Source data »
>> BEGIN
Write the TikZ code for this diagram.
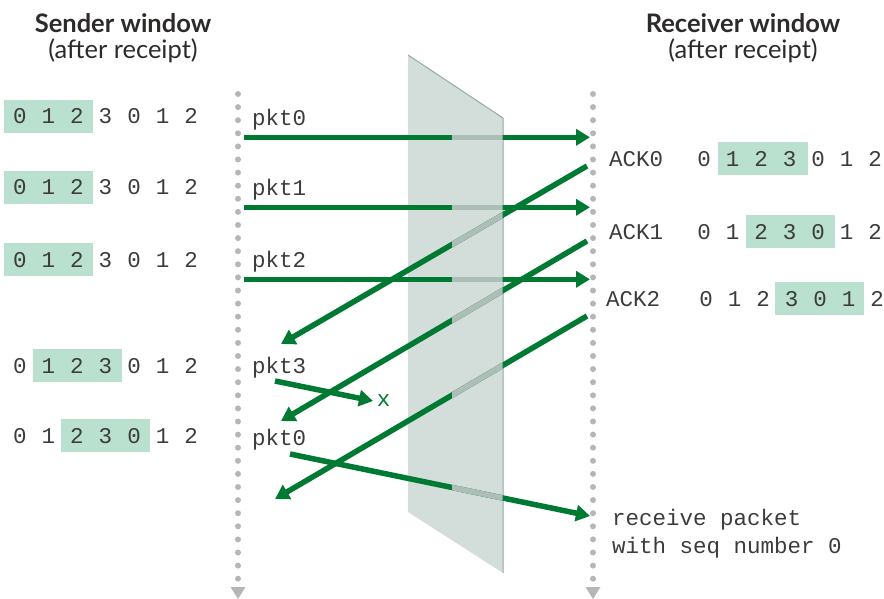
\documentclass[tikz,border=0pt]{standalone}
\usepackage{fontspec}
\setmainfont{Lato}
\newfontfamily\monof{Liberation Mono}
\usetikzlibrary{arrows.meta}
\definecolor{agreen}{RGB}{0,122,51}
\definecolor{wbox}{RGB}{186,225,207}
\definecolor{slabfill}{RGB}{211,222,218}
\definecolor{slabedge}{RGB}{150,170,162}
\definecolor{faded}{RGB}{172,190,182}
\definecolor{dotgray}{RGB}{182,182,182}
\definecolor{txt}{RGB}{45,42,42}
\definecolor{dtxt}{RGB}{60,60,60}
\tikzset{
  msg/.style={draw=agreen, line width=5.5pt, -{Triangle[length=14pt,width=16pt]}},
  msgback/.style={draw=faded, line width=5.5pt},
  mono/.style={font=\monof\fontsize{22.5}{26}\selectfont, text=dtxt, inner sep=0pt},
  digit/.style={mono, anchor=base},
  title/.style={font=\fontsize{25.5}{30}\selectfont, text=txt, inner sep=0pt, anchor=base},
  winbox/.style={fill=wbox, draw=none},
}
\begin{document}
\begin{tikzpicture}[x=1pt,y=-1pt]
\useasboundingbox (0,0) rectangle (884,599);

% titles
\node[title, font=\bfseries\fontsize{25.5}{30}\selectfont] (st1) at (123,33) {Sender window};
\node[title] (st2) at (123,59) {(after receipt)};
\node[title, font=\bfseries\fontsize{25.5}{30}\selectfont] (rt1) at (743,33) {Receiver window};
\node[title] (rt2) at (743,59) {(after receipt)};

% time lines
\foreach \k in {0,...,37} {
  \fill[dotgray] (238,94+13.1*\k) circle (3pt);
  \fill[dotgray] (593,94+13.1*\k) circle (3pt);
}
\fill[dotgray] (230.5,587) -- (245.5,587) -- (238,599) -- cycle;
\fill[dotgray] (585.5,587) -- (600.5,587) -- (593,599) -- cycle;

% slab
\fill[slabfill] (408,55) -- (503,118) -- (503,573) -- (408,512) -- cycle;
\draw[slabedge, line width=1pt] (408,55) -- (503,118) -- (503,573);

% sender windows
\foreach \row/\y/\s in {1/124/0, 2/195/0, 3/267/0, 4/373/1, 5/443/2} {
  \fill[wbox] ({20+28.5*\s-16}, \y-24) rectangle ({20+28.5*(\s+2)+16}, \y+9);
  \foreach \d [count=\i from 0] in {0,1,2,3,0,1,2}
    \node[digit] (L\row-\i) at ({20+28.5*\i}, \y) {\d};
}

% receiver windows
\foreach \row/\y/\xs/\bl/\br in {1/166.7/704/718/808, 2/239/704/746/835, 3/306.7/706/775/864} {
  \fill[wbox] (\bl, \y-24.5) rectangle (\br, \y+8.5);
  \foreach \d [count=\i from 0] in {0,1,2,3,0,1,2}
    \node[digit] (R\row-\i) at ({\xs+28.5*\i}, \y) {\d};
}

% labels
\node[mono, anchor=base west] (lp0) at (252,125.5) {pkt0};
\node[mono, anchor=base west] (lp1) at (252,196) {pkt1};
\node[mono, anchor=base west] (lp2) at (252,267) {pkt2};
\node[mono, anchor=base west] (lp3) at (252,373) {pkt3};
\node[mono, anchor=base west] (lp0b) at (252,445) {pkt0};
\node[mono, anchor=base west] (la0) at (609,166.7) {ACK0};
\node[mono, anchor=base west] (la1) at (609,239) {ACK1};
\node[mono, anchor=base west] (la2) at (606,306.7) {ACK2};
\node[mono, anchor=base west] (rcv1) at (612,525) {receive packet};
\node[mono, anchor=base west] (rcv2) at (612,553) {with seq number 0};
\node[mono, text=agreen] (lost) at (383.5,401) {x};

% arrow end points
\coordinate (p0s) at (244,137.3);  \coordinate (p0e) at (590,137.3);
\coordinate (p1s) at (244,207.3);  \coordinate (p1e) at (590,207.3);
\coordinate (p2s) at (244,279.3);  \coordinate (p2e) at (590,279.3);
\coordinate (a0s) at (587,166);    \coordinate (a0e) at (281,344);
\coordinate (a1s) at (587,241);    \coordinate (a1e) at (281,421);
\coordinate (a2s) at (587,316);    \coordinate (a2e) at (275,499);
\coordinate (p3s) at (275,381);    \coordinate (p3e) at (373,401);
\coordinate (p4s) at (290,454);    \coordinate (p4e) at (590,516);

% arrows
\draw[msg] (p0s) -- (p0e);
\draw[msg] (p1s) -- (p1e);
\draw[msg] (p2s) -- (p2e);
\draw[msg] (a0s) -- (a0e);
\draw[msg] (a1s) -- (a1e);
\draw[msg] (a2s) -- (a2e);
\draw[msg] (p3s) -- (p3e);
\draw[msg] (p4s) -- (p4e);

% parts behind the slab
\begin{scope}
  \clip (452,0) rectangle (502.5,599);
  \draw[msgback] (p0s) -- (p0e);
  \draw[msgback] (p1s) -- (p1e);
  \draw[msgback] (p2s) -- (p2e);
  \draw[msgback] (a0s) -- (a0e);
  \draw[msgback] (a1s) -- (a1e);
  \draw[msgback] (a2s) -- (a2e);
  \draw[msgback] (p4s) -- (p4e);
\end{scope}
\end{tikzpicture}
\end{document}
>> END
Exercise requirements » Without the pictures, write out the whole listing above exactly as it appears.

Solved problem »
Write the TikZ code for this diagram.
\documentclass[tikz,border=0pt]{standalone}
\usepackage{fontspec}
\setmainfont{Lato}
\newfontfamily\monof{Liberation Mono}
\usetikzlibrary{arrows.meta}
\definecolor{agreen}{RGB}{0,122,51}
\definecolor{wbox}{RGB}{186,225,207}
\definecolor{slabfill}{RGB}{211,222,218}
\definecolor{slabedge}{RGB}{150,170,162}
\definecolor{faded}{RGB}{172,190,182}
\definecolor{dotgray}{RGB}{182,182,182}
\definecolor{txt}{RGB}{45,42,42}
\definecolor{dtxt}{RGB}{60,60,60}
\tikzset{
  msg/.style={draw=agreen, line width=5.5pt, -{Triangle[length=14pt,width=16pt]}},
  msgback/.style={draw=faded, line width=5.5pt},
  mono/.style={font=\monof\fontsize{22.5}{26}\selectfont, text=dtxt, inner sep=0pt},
  digit/.style={mono, anchor=base},
  title/.style={font=\fontsize{25.5}{30}\selectfont, text=txt, inner sep=0pt, anchor=base},
  winbox/.style={fill=wbox, draw=none},
}
\begin{document}
\begin{tikzpicture}[x=1pt,y=-1pt]
\useasboundingbox (0,0) rectangle (884,599);

% titles
\node[title, font=\bfseries\fontsize{25.5}{30}\selectfont] (st1) at (123,33) {Sender window};
\node[title] (st2) at (123,59) {(after receipt)};
\node[title, font=\bfseries\fontsize{25.5}{30}\selectfont] (rt1) at (743,33) {Receiver window};
\node[title] (rt2) at (743,59) {(after receipt)};

% time lines
\foreach \k in {0,...,37} {
  \fill[dotgray] (238,94+13.1*\k) circle (3pt);
  \fill[dotgray] (593,94+13.1*\k) circle (3pt);
}
\fill[dotgray] (230.5,587) -- (245.5,587) -- (238,599) -- cycle;
\fill[dotgray] (585.5,587) -- (600.5,587) -- (593,599) -- cycle;

% slab
\fill[slabfill] (408,55) -- (503,118) -- (503,573) -- (408,512) -- cycle;
\draw[slabedge, line width=1pt] (408,55) -- (503,118) -- (503,573);

% sender windows
\foreach \row/\y/\s in {1/124/0, 2/195/0, 3/267/0, 4/373/1, 5/443/2} {
  \fill[wbox] ({20+28.5*\s-16}, \y-24) rectangle ({20+28.5*(\s+2)+16}, \y+9);
  \foreach \d [count=\i from 0] in {0,1,2,3,0,1,2}
    \node[digit] (L\row-\i) at ({20+28.5*\i}, \y) {\d};
}

% receiver windows
\foreach \row/\y/\xs/\bl/\br in {1/166.7/704/718/808, 2/239/704/746/835, 3/306.7/706/775/864} {
  \fill[wbox] (\bl, \y-24.5) rectangle (\br, \y+8.5);
  \foreach \d [count=\i from 0] in {0,1,2,3,0,1,2}
    \node[digit] (R\row-\i) at ({\xs+28.5*\i}, \y) {\d};
}

% labels
\node[mono, anchor=base west] (lp0) at (252,125.5) {pkt0};
\node[mono, anchor=base west] (lp1) at (252,196) {pkt1};
\node[mono, anchor=base west] (lp2) at (252,267) {pkt2};
\node[mono, anchor=base west] (lp3) at (252,373) {pkt3};
\node[mono, anchor=base west] (lp0b) at (252,445) {pkt0};
\node[mono, anchor=base west] (la0) at (609,166.7) {ACK0};
\node[mono, anchor=base west] (la1) at (609,239) {ACK1};
\node[mono, anchor=base west] (la2) at (606,306.7) {ACK2};
\node[mono, anchor=base west] (rcv1) at (612,525) {receive packet};
\node[mono, anchor=base west] (rcv2) at (612,553) {with seq number 0};
\node[mono, text=agreen] (lost) at (383.5,401) {x};

% arrow end points
\coordinate (p0s) at (244,137.3);  \coordinate (p0e) at (590,137.3);
\coordinate (p1s) at (244,207.3);  \coordinate (p1e) at (590,207.3);
\coordinate (p2s) at (244,279.3);  \coordinate (p2e) at (590,279.3);
\coordinate (a0s) at (587,166);    \coordinate (a0e) at (281,344);
\coordinate (a1s) at (587,241);    \coordinate (a1e) at (281,421);
\coordinate (a2s) at (587,316);    \coordinate (a2e) at (275,499);
\coordinate (p3s) at (275,381);    \coordinate (p3e) at (373,401);
\coordinate (p4s) at (290,454);    \coordinate (p4e) at (590,516);

% arrows
\draw[msg] (p0s) -- (p0e);
\draw[msg] (p1s) -- (p1e);
\draw[msg] (p2s) -- (p2e);
\draw[msg] (a0s) -- (a0e);
\draw[msg] (a1s) -- (a1e);
\draw[msg] (a2s) -- (a2e);
\draw[msg] (p3s) -- (p3e);
\draw[msg] (p4s) -- (p4e);

% parts behind the slab
\begin{scope}
  \clip (452,0) rectangle (502.5,599);
  \draw[msgback] (p0s) -- (p0e);
  \draw[msgback] (p1s) -- (p1e);
  \draw[msgback] (p2s) -- (p2e);
  \draw[msgback] (a0s) -- (a0e);
  \draw[msgback] (a1s) -- (a1e);
  \draw[msgback] (a2s) -- (a2e);
  \draw[msgback] (p4s) -- (p4e);
\end{scope}
\end{tikzpicture}
\end{document}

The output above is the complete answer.